We generate these reasons through our voluntary decisions—to sign the contract or swear the oath; to form the institutions and give the orders. They are therefore additional moral reasons, on top of the reasons that we have prior to those voluntary decisions. Simply because they are additional, these reasons seem limited in force and scope. In particular, they arguably cannot override pre-existing commitments. For example, if I already have a duty not to kill an innocent person, my promising to breach that duty seems irrelevant to whether doing so is permissible. Similarly for orders issued by legitimate states: the citizens of a legitimate state have pre-existing moral reasons not to kill the innocent; by what alchemy could their state's orders allow combatants to override those reasons? If additional reasons could make prohibited acts permissible, as Sidgwick observed, ‘we could evade any moral obligation by promising not to fulfil it, which is clearly absurd’ (Sidgwick 1981).
We might conclude that the contracts soldiers sign, the oaths they take and the orders they receive have weight only when they pertain to acts that soldiers are already allowed to do. Perhaps these additional reasons can require actions that would otherwise be merely permissible, but they cannot license otherwise prohibited actions. If this is right, then it radically limits the relevance of contracts, oaths and authority to the ethics of war, since almost all conflicts involve soldiers breaching some pre-existing moral duties.
This is obviously true for soldiers fighting on the unjust side in a war, since almost all the killing they do is unjust. But in all actual wars soldiers on the just side also kill at least some innocent victims, whether as part of an unjust subordinate aim, as ‘collateral damage’, or simply because their adversaries are not sufficiently responsible for unjustified threats to be liable to be killed. If additional reasons cannot make otherwise prohibited acts permissible, then they are practically irrelevant to the ethics of killing in war, at least in this sense: if fighting is impermissible without regard to the contract, oath and authority of their state, then fighting is simply impermissible.
This is a tempting conclusion. In this paper, however, I argue that even if it is true at the level of objective permissibility, it is false for subjective permissibility.
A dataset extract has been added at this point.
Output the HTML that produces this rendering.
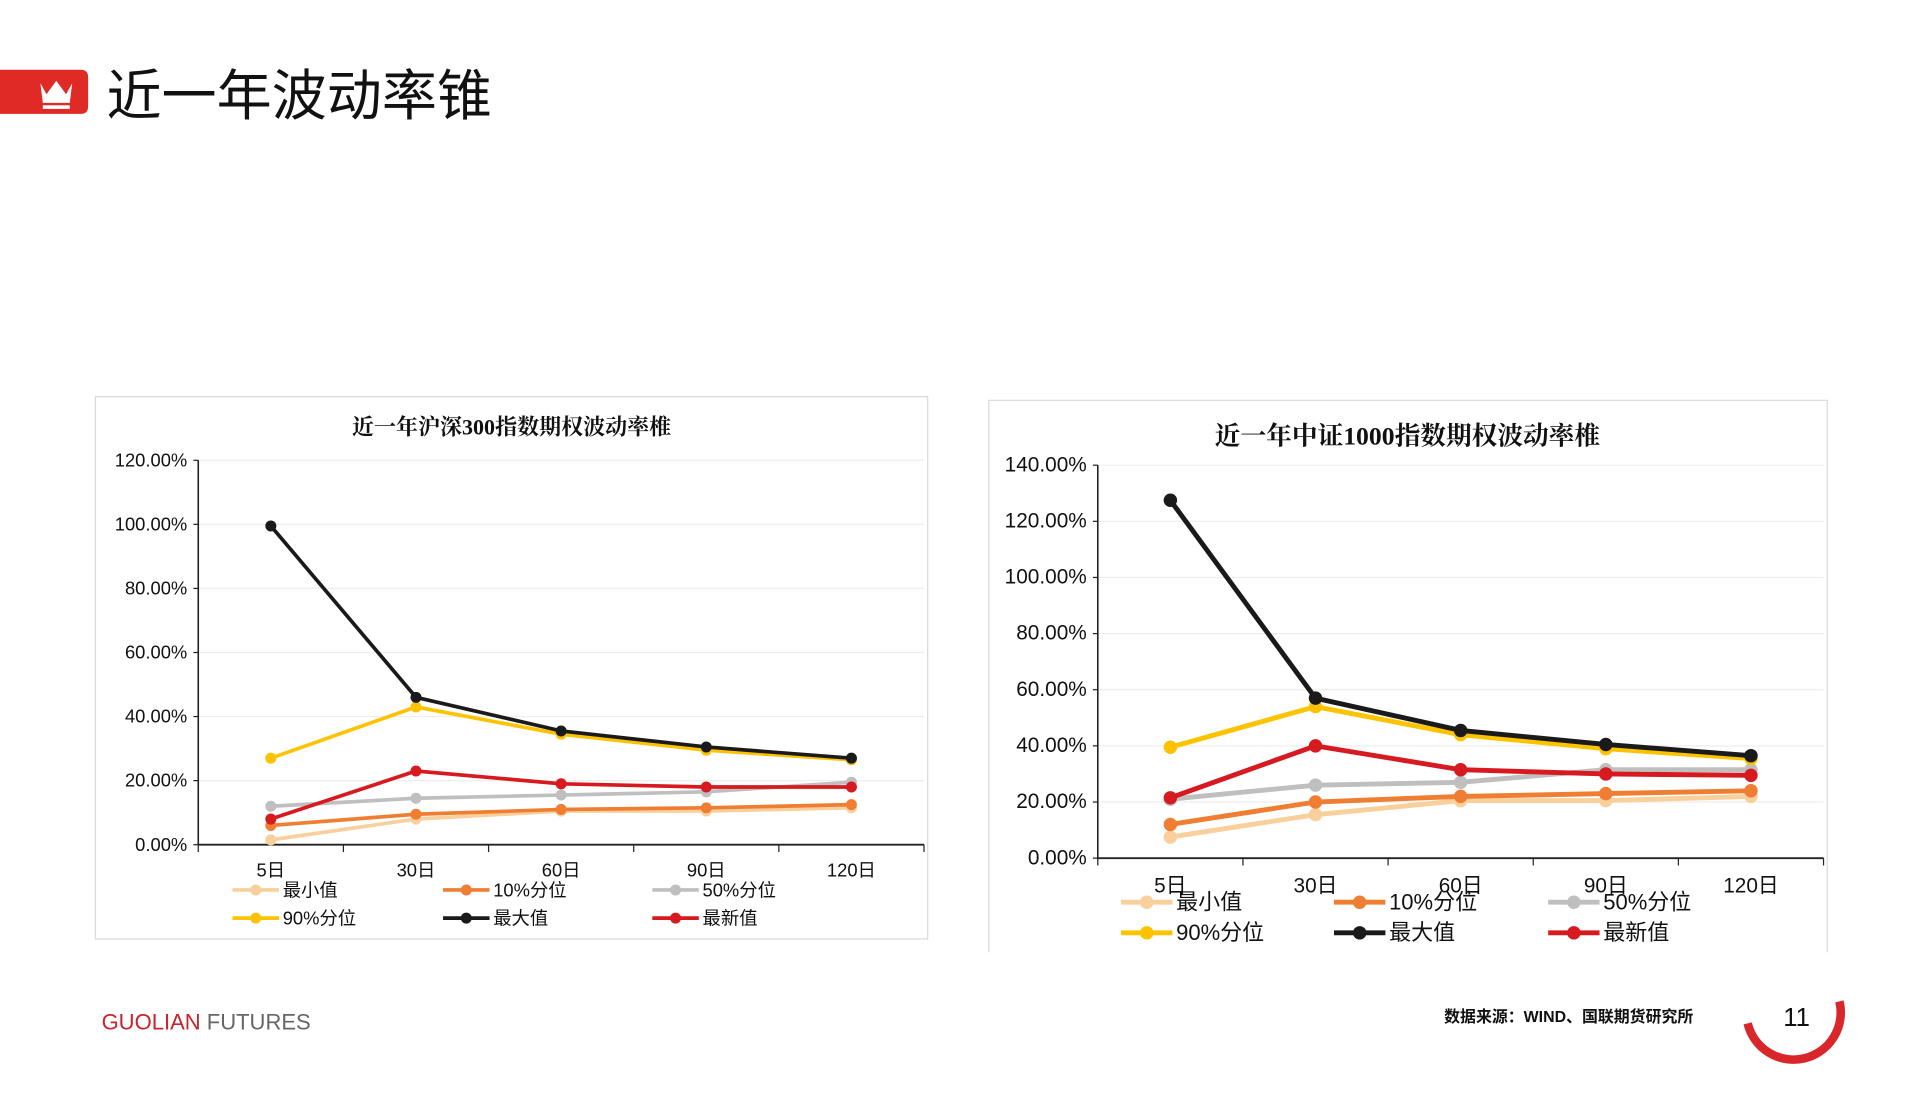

And since subjective permissibility is where (at least some of) the action is in the ethics of war, this is a significant result. I explain first why additional reasons can make otherwise subjectively prohibited acts permissible, then why just war theorists should care more than they seem to about subjective permissibility. Although I focus throughout on the ethics of war, my arguments generalise to all kinds of additional reasons.